Set down all of the data that follows word for word, without the images.

____

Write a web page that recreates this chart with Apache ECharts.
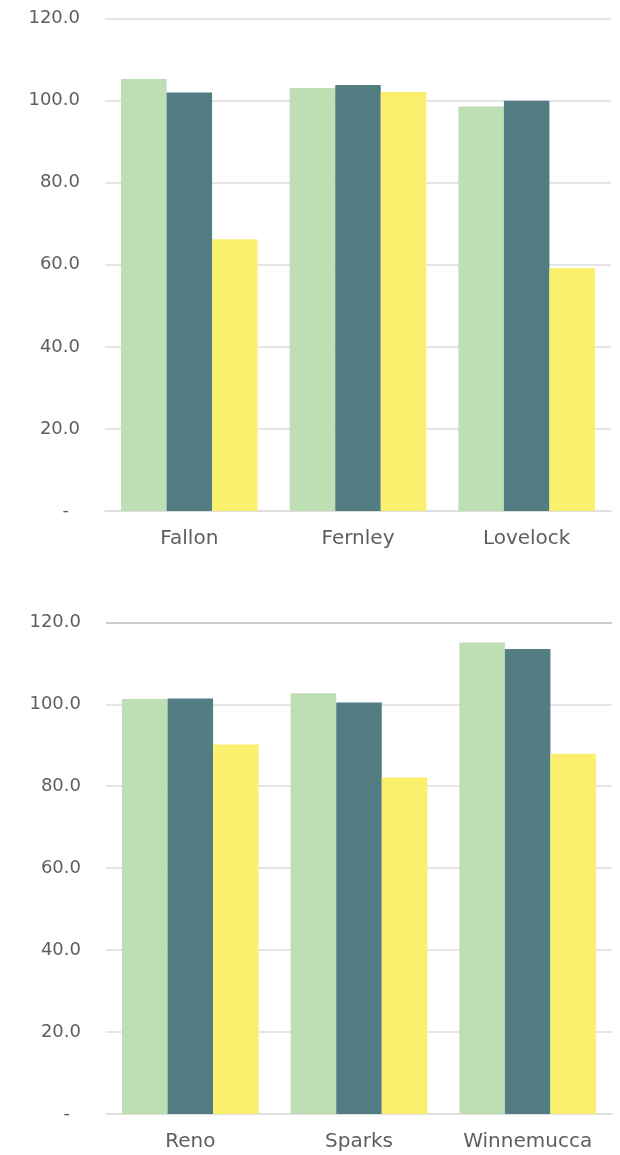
<!DOCTYPE html>
<html>
<head>
<meta charset="utf-8">
<style>
  html, body { margin: 0; padding: 0; background: #ffffff; }
  #chart { width: 620px; height: 1155px; }
</style>
<script src="https://cdn.jsdelivr.net/npm/echarts@6/dist/echarts.min.js"></script>
</head>
<body>
<div id="chart"></div>
<script>
// Cities shown in each panel
const citiesTop = ['Fallon', 'Fernley', 'Lovelock'];
const citiesBottom = ['Reno', 'Sparks', 'Winnemucca'];

// Index values per city, three periods
const periodATop = [105.3, 103.1, 98.6];
const periodBTop = [102.0, 103.8, 100.0];
const periodCTop = [66.2, 102.1, 59.2];

const periodABottom = [101.3, 102.7, 115.1];
const periodBBottom = [101.4, 100.4, 113.5];
const periodCBottom = [90.2, 82.1, 87.9];

// Value axis ticks
const yMin = 0;
const yMax = 120;
const yStep = 20;

const colors = ['#BEDEB4', '#527D82', '#FAF06E'];
const fontFamily = 'DejaVu Sans';
const labelColor = '#5e5e5e';
const gridColor = '#dcdcdc';

const chart = echarts.init(document.getElementById('chart'), null, { renderer: 'canvas' });

function yAxisFor(gridIndex, lineColors) {
  return {
    type: 'value',
    gridIndex: gridIndex,
    min: yMin,
    max: yMax,
    interval: yStep,
    axisLine: { show: false },
    axisTick: { show: false },
    axisLabel: {
      margin: 25,
      color: labelColor,
      fontFamily: fontFamily,
      fontSize: 18,
      formatter: function (v) { return v === 0 ? '{z|-}' : v.toFixed(1); },
      rich: {
        z: { color: labelColor, fontFamily: fontFamily, fontSize: 18, padding: [0, 11, 0, 0] }
      }
    },
    splitLine: { show: true, lineStyle: { color: lineColors, width: 1.5 } }
  };
}

function xAxisFor(gridIndex, cats) {
  return {
    type: 'category',
    gridIndex: gridIndex,
    data: cats,
    axisTick: { show: false },
    axisLine: { show: true, lineStyle: { color: gridColor, width: 1.5 } },
    axisLabel: {
      interval: 0,
      hideOverlap: false,
      margin: 18,
      color: labelColor,
      fontFamily: fontFamily,
      fontSize: 20
    }
  };
}

function barSeries(name, data, idx, axisIndex) {
  return {
    name: name,
    type: 'bar',
    xAxisIndex: axisIndex,
    yAxisIndex: axisIndex,
    data: data,
    barGap: '0%',
    barCategoryGap: '19%',
    itemStyle: { color: colors[idx] },
    silent: true
  };
}

const topLines = [gridColor, gridColor, gridColor, gridColor, gridColor, gridColor, gridColor];
const bottomLines = [gridColor, gridColor, gridColor, gridColor, gridColor, gridColor, '#bdbdbd'];

chart.setOption({
  animation: false,
  backgroundColor: '#ffffff',
  grid: [
    { left: 105, right: 9, top: 18.6, height: 492.4 },
    { left: 106, right: 8, top: 622.3, height: 491.7 }
  ],
  xAxis: [xAxisFor(0, citiesTop), xAxisFor(1, citiesBottom)],
  yAxis: [yAxisFor(0, topLines), yAxisFor(1, bottomLines)],
  series: [
    barSeries('Period A', periodATop, 0, 0),
    barSeries('Period B', periodBTop, 1, 0),
    barSeries('Period C', periodCTop, 2, 0),
    barSeries('Period A', periodABottom, 0, 1),
    barSeries('Period B', periodBBottom, 1, 1),
    barSeries('Period C', periodCBottom, 2, 1)
  ]
});
</script>
</body>
</html>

____

▶ RESULT BELOW
Write a web page that recreates this chart with Apache ECharts.
<!DOCTYPE html>
<html>
<head>
<meta charset="utf-8">
<style>
  html, body { margin: 0; padding: 0; background: #ffffff; }
  #chart { width: 620px; height: 1155px; }
</style>
<script src="https://cdn.jsdelivr.net/npm/echarts@6/dist/echarts.min.js"></script>
</head>
<body>
<div id="chart"></div>
<script>
// Cities shown in each panel
const citiesTop = ['Fallon', 'Fernley', 'Lovelock'];
const citiesBottom = ['Reno', 'Sparks', 'Winnemucca'];

// Index values per city, three periods
const periodATop = [105.3, 103.1, 98.6];
const periodBTop = [102.0, 103.8, 100.0];
const periodCTop = [66.2, 102.1, 59.2];

const periodABottom = [101.3, 102.7, 115.1];
const periodBBottom = [101.4, 100.4, 113.5];
const periodCBottom = [90.2, 82.1, 87.9];

// Value axis ticks
const yMin = 0;
const yMax = 120;
const yStep = 20;

const colors = ['#BEDEB4', '#527D82', '#FAF06E'];
const fontFamily = 'DejaVu Sans';
const labelColor = '#5e5e5e';
const gridColor = '#dcdcdc';

const chart = echarts.init(document.getElementById('chart'), null, { renderer: 'canvas' });

function yAxisFor(gridIndex, lineColors) {
  return {
    type: 'value',
    gridIndex: gridIndex,
    min: yMin,
    max: yMax,
    interval: yStep,
    axisLine: { show: false },
    axisTick: { show: false },
    axisLabel: {
      margin: 25,
      color: labelColor,
      fontFamily: fontFamily,
      fontSize: 18,
      formatter: function (v) { return v === 0 ? '{z|-}' : v.toFixed(1); },
      rich: {
        z: { color: labelColor, fontFamily: fontFamily, fontSize: 18, padding: [0, 11, 0, 0] }
      }
    },
    splitLine: { show: true, lineStyle: { color: lineColors, width: 1.5 } }
  };
}

function xAxisFor(gridIndex, cats) {
  return {
    type: 'category',
    gridIndex: gridIndex,
    data: cats,
    axisTick: { show: false },
    axisLine: { show: true, lineStyle: { color: gridColor, width: 1.5 } },
    axisLabel: {
      interval: 0,
      hideOverlap: false,
      margin: 18,
      color: labelColor,
      fontFamily: fontFamily,
      fontSize: 20
    }
  };
}

function barSeries(name, data, idx, axisIndex) {
  return {
    name: name,
    type: 'bar',
    xAxisIndex: axisIndex,
    yAxisIndex: axisIndex,
    data: data,
    barGap: '0%',
    barCategoryGap: '19%',
    itemStyle: { color: colors[idx] },
    silent: true
  };
}

const topLines = [gridColor, gridColor, gridColor, gridColor, gridColor, gridColor, gridColor];
const bottomLines = [gridColor, gridColor, gridColor, gridColor, gridColor, gridColor, '#bdbdbd'];

chart.setOption({
  animation: false,
  backgroundColor: '#ffffff',
  grid: [
    { left: 105, right: 9, top: 18.6, height: 492.4 },
    { left: 106, right: 8, top: 622.3, height: 491.7 }
  ],
  xAxis: [xAxisFor(0, citiesTop), xAxisFor(1, citiesBottom)],
  yAxis: [yAxisFor(0, topLines), yAxisFor(1, bottomLines)],
  series: [
    barSeries('Period A', periodATop, 0, 0),
    barSeries('Period B', periodBTop, 1, 0),
    barSeries('Period C', periodCTop, 2, 0),
    barSeries('Period A', periodABottom, 0, 1),
    barSeries('Period B', periodBBottom, 1, 1),
    barSeries('Period C', periodCBottom, 2, 1)
  ]
});
</script>
</body>
</html>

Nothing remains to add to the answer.